Lorca is the Roman Eliocroca (perhaps also the Ilorci of Pliny, N.H. iii. 3) and the Moorish Lurka. It was the key of Murcia during the Moorish wars, and was frequently taken and retaken. On the 30th of April 1802 it suffered severely by the bursting of the reservoir known as the Pantano de Puentes, in which the waters of the Sangonera were stored for purposes of irrigation (1775-1785); the district adjoining the river, known as the Barrio de San Cristobal, was completely ruined, and more than six hundred persons perished. In 1810 Lorca suffered greatly from the French invasion. In 1886 the Pantano, which was one of the largest of European reservoirs, being formed by a dam 800 ft. long and 160 ft. high, was successfully rebuilt.

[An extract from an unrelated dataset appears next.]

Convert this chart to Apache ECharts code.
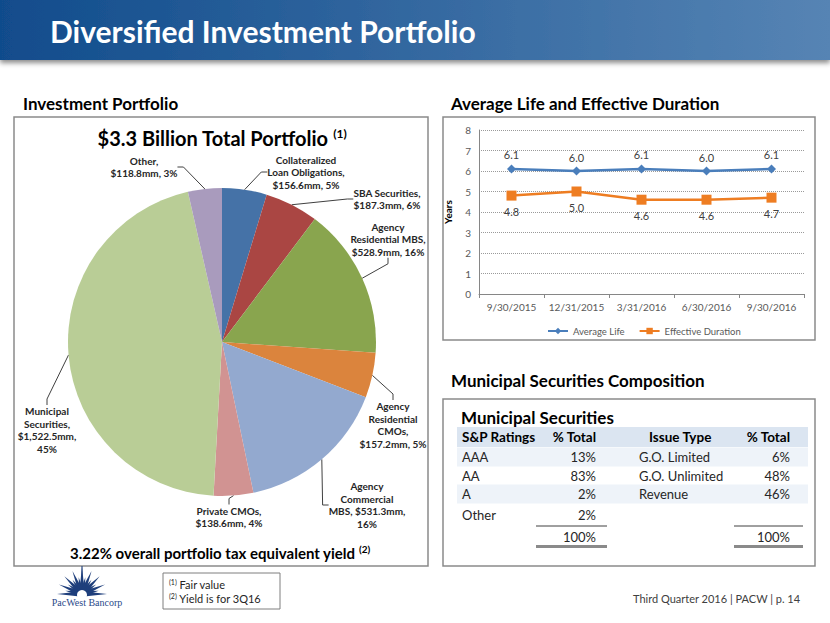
<!DOCTYPE html>
<html><head><meta charset="utf-8">
<script src="https://cdn.jsdelivr.net/npm/echarts@6/dist/echarts.min.js"></script>
<style>html,body{margin:0;padding:0;background:#fff}#c{width:830px;height:623px}</style>
</head><body><div id="c"></div>
<script>
// ---------- data ----------
const pieNames = ['Collateralized Loan Obligations', 'SBA Securities', 'Agency Residential MBS', 'Agency Residential CMOs', 'Agency Commercial MBS', 'Private CMOs', 'Municipal Securities', 'Other'];
const pieValues = [156.6, 187.3, 528.9, 157.2, 531.3, 138.6, 1522.5, 118.8];
const piePct = [5, 6, 16, 5, 16, 4, 45, 3];
const pieLabelTemplates = [
  'Collateralized\nLoan Obligations,\n{v}, {p}',
  'SBA Securities,\n{v}, {p}',
  'Agency\nResidential MBS,\n{v}, {p}',
  'Agency\nResidential\nCMOs,\n{v}, {p}',
  'Agency\nCommercial\nMBS, {v},\n{p}',
  'Private CMOs,\n{v}, {p}',
  'Municipal\nSecurities,\n{v},\n{p}',
  'Other,\n{v}, {p}'
];
const dates = ['9/30/2015', '12/31/2015', '3/31/2016', '6/30/2016', '9/30/2016'];
const averageLife = [6.1, 6.0, 6.1, 6.0, 6.1];
const effectiveDuration = [4.8, 5.0, 4.6, 4.6, 4.7];
const ratings = ['AAA', 'AA', 'A', 'Other'];
const ratingPct = [13, 83, 2, 2];
const issueTypes = ['G.O. Limited', 'G.O. Unlimited', 'Revenue'];
const issuePct = [6, 48, 46];

// ---------- styles ----------
const FONT = 'Lato, "Open Sans", sans-serif';
const pieColors = ['#4572a7', '#aa4643', '#89a54e', '#db843d', '#93a9cf', '#d19392', '#b9cd96', '#a99bbd'];
// label anchor (centre) positions for the pie labels
const pieLabelPos = [[306, 172], [387, 199], [388, 239], [393, 425], [367, 505], [229, 517], [47, 430], [144, 167]];

function fmtMoney(v) {
  return '$' + v.toLocaleString('en-US', {minimumFractionDigits: 1, maximumFractionDigits: 1}) + 'mm';
}

const g = [];
// title bar
g.push({type: 'rect', shape: {x: 0, y: 0, width: 830, height: 60},
  style: {fill: new echarts.graphic.LinearGradient(0, 0, 1, 0, [{offset: 0, color: '#114c8c'}, {offset: 1, color: '#5684b4'}]),
    shadowBlur: 5, shadowColor: 'rgba(0,0,0,0.45)', shadowOffsetY: 3}, z: 1});
g.push({type: 'text', x: 50, y: 31, z: 2, style: {text: 'Diversified Investment Portfolio', fill: '#fff', font: 'bold 30px ' + FONT, verticalAlign: 'middle'}});
// headings
[['Investment Portfolio', 23, 103], ['Average Life and Effective Duration', 451, 103], ['Municipal Securities Composition', 451, 380]].forEach(h => {
  g.push({type: 'text', x: h[1], y: h[2], style: {text: h[0], fill: '#000', font: 'bold 17px ' + FONT, verticalAlign: 'middle'}});
});
// boxes
[[14, 117, 414, 449], [443, 117, 372, 223], [443, 399, 372, 167]].forEach(b => {
  g.push({type: 'rect', shape: {x: b[0], y: b[1], width: b[2], height: b[3]}, style: {fill: 'none', stroke: '#8a8a8a', lineWidth: 1.5}, z: 0});
});
// pie title
g.push({type: 'text', x: 222, y: 138, style: {
  text: '{t|$3.3 Billion Total Portfolio }{s|(1)}', align: 'center', verticalAlign: 'middle',
  rich: {t: {font: 'bold 20px ' + FONT, fill: '#000'}, s: {font: 'bold 12px ' + FONT, fill: '#000', padding: [0, 0, 10, 0]}}}});
// yield text
g.push({type: 'text', x: 220, y: 553, style: {
  text: '{t|3.22% overall portfolio tax equivalent yield }{s|(2)}', align: 'center', verticalAlign: 'middle',
  rich: {t: {font: 'bold 15px ' + FONT, fill: '#000'}, s: {font: 'bold 10px ' + FONT, fill: '#000', padding: [0, 0, 8, 0]}}}});
// footnotes
g.push({type: 'rect', shape: {x: 163, y: 573, width: 117, height: 36}, style: {fill: 'none', stroke: '#7f7f7f', lineWidth: 1}});
[['(1)', ' Fair value', 584], ['(2)', ' Yield is for 3Q16', 598]].forEach(f => {
  g.push({type: 'text', x: 169, y: f[2], style: {text: '{s|' + f[0] + '}{t|' + f[1] + '}', verticalAlign: 'middle',
    rich: {t: {font: '11px ' + FONT, fill: '#262626'}, s: {font: '7px ' + FONT, fill: '#262626', padding: [0, 0, 5, 0]}}}});
});
// footer
g.push({type: 'text', x: 633, y: 598, style: {text: 'Third Quarter 2016 | PACW | p. 14', fill: '#404040', font: '11px ' + FONT, verticalAlign: 'middle'}});
// logo starburst
(function () {
  const cx = 82, cy = 594;
  for (let i = 0; i <= 16; i++) {
    const a = Math.PI + i * Math.PI / 16;
    const len = (i === 8) ? 28 : (i % 2 === 0 ? 25 : 17);
    const w = 2.8;
    const tipx = cx + Math.cos(a) * len, tipy = cy + Math.sin(a) * len;
    const px = -Math.sin(a) * w, py = Math.cos(a) * w;
    g.push({type: 'polygon', shape: {points: [[cx + px, cy + py], [cx - px, cy - py], [tipx, tipy]]}, style: {fill: '#1f3f7c'}});
  }
  g.push({type: 'line', shape: {x1: 82, y1: 566, x2: 82, y2: 580}, style: {stroke: '#1f3f7c', lineWidth: 1}});
  g.push({type: 'circle', shape: {cx: cx, cy: cy + 1, r: 5}, style: {fill: '#fff'}});
  g.push({type: 'text', x: 87, y: 602, style: {text: 'PacWest Bancorp', fill: '#2b4a8a', font: '10px "Liberation Serif", "DejaVu Serif", serif', align: 'center', verticalAlign: 'middle'}});
})();
// table
const T = {left: 462, pct1: 596, issue: 639, pct2: 790, rowY: [457, 476, 494, 515], totalY: 537};
g.push({type: 'text', x: 461, y: 417, style: {text: 'Municipal Securities', fill: '#000', font: 'bold 17px ' + FONT, verticalAlign: 'middle'}});
g.push({type: 'rect', shape: {x: 457, y: 427, width: 351, height: 20}, style: {fill: '#dbe5f1'}});
[0, 2].forEach(i => g.push({type: 'rect', shape: {x: 457, y: T.rowY[i] - 9.5, width: 351, height: 19}, style: {fill: '#eef3f9'}}));
[['S&P Ratings', T.left, 'left'], ['% Total', T.pct1, 'right'], ['Issue Type', 649, 'left'], ['% Total', T.pct2, 'right']].forEach(h => {
  g.push({type: 'text', x: h[1], y: 437, style: {text: h[0], align: h[2], verticalAlign: 'middle', fill: '#000', font: 'bold 13.5px ' + FONT}});
});
const cellFont = '13px ' + FONT;
ratings.forEach((r, i) => {
  g.push({type: 'text', x: T.left, y: T.rowY[i], style: {text: r, fill: '#262626', font: cellFont, verticalAlign: 'middle'}});
  g.push({type: 'text', x: T.pct1, y: T.rowY[i], style: {text: ratingPct[i] + '%', fill: '#262626', font: cellFont, align: 'right', verticalAlign: 'middle'}});
});
issueTypes.forEach((r, i) => {
  g.push({type: 'text', x: T.issue, y: T.rowY[i], style: {text: r, fill: '#262626', font: cellFont, verticalAlign: 'middle'}});
  g.push({type: 'text', x: T.pct2, y: T.rowY[i], style: {text: issuePct[i] + '%', fill: '#262626', font: cellFont, align: 'right', verticalAlign: 'middle'}});
});
const sum = a => a.reduce((s, v) => s + v, 0);
g.push({type: 'text', x: T.pct1, y: T.totalY, style: {text: sum(ratingPct) + '%', fill: '#262626', font: cellFont, align: 'right', verticalAlign: 'middle'}});
g.push({type: 'text', x: T.pct2, y: T.totalY, style: {text: sum(issuePct) + '%', fill: '#262626', font: cellFont, align: 'right', verticalAlign: 'middle'}});
[[536, 607], [734, 803]].forEach(s => {
  g.push({type: 'line', shape: {x1: s[0], y1: 526, x2: s[1], y2: 526}, style: {stroke: '#404040', lineWidth: 1}});
  g.push({type: 'line', shape: {x1: s[0], y1: 546.5, x2: s[1], y2: 546.5}, style: {stroke: '#8a8a8a', lineWidth: 3}});
});

const chart = echarts.init(document.getElementById('c'), null, {renderer: 'svg', width: 830, height: 623});
chart.setOption({
  animation: false,
  backgroundColor: '#fff',
  textStyle: {fontFamily: FONT},
  graphic: {elements: g},
  legend: {
    left: 542, top: 321, itemWidth: 20, itemHeight: 8, itemGap: 14,
    textStyle: {fontSize: 9.5, color: '#595959', fontFamily: FONT},
    data: ['Average Life', 'Effective Duration']
  },
  grid: {left: 479, top: 130, width: 325, height: 164, containLabel: false},
  xAxis: {
    type: 'category', data: dates, boundaryGap: true,
    axisLine: {lineStyle: {color: '#868686'}},
    axisTick: {show: true, length: 4, lineStyle: {color: '#868686'}},
    axisLabel: {fontSize: 10, color: '#595959', margin: 8, interval: 0}
  },
  yAxis: {
    type: 'value', min: 0, max: 8, interval: 1,
    name: 'Years', nameLocation: 'middle', nameGap: 26, nameRotate: 90,
    nameTextStyle: {fontSize: 10, fontWeight: 'bold', color: '#000'},
    axisLine: {show: true, lineStyle: {color: '#868686'}},
    axisTick: {show: false},
    axisLabel: {fontSize: 10, color: '#595959', margin: 8},
    splitLine: {lineStyle: {color: '#9a9a9a', type: [1, 1], width: 1}}
  },
  series: [
    {
      type: 'pie', center: [222, 342], radius: 154, startAngle: 90, clockwise: true,
      data: pieNames.map((n, i) => ({name: n, value: pieValues[i], itemStyle: {color: pieColors[i]}})),
      label: {
        show: true, position: 'outside', fontSize: 10, fontWeight: 'bold', color: '#262626', lineHeight: 12.5, overflow: 'none',
        formatter: p => pieLabelTemplates[p.dataIndex].replace('{v}', fmtMoney(p.value)).replace('{p}', piePct[p.dataIndex] + '%')
      },
      labelLine: {show: true, length: 8, length2: 6, lineStyle: {color: '#404040', width: 1}},
      labelLayout: p => ({x: pieLabelPos[p.dataIndex][0], y: pieLabelPos[p.dataIndex][1], align: 'center', verticalAlign: 'middle'}),
      emphasis: {disabled: true}
    },
    {
      name: 'Average Life', type: 'line', data: averageLife,
      color: '#4a7ebb', lineStyle: {width: 2.5}, symbol: 'diamond', symbolSize: 9,
      label: {show: true, position: 'top', distance: 4, fontSize: 11, color: '#404040', formatter: p => p.value.toFixed(1)}
    },
    {
      name: 'Effective Duration', type: 'line', data: effectiveDuration,
      color: '#ee7d22', lineStyle: {width: 2.5}, symbol: 'rect', symbolSize: 10,
      label: {show: true, position: 'bottom', distance: 5, fontSize: 11, color: '#404040', formatter: p => p.value.toFixed(1)}
    }
  ]
});
</script></body></html>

LORCH, a town in the Prussian province of Hesse-Nassau, romantically situated on the right bank of the Rhine, 8 m. below Rüdesheim by the railway Frankfort-on-Main-Wiesbaden-Cologne. Pop. (1905) 2269. It has a fine Gothic Roman Catholic church—St Martin’s—dating from the 14th century. The slopes of the hills descending to the Rhine are covered with vineyards, which produce excellent wine. In the neighbourhood of Lorch, which was mentioned as early as 832, is the ruined castle of Nollich.

LORCH, a town in the kingdom of Württemberg, on the Rems, 26 m. E. from Stuttgart by the railway to Nördlingen. Pop. (1905) 3033. It possesses a fine Protestant church dating from the 12th century. Its industries include carriage-building and the manufacture of cement and paper. On the Marienberg lying above the town stands the former Benedictine monastery of Lorch, founded about 1108 by Frederick of Hohenstaufen, and in 1563 converted into an Evangelical college. Here Schiller passed a portion of his school days. The church contains several tombs of the Hohenstaufen family. The Roman limes began at Lorch and Roman remains have been found in the neighbourhood of the town.

See Kirn, Führer durch das Kloster Lorch (Lorch, 1888); and Steimle, Kastell Lorch (Heidelberg, 1897).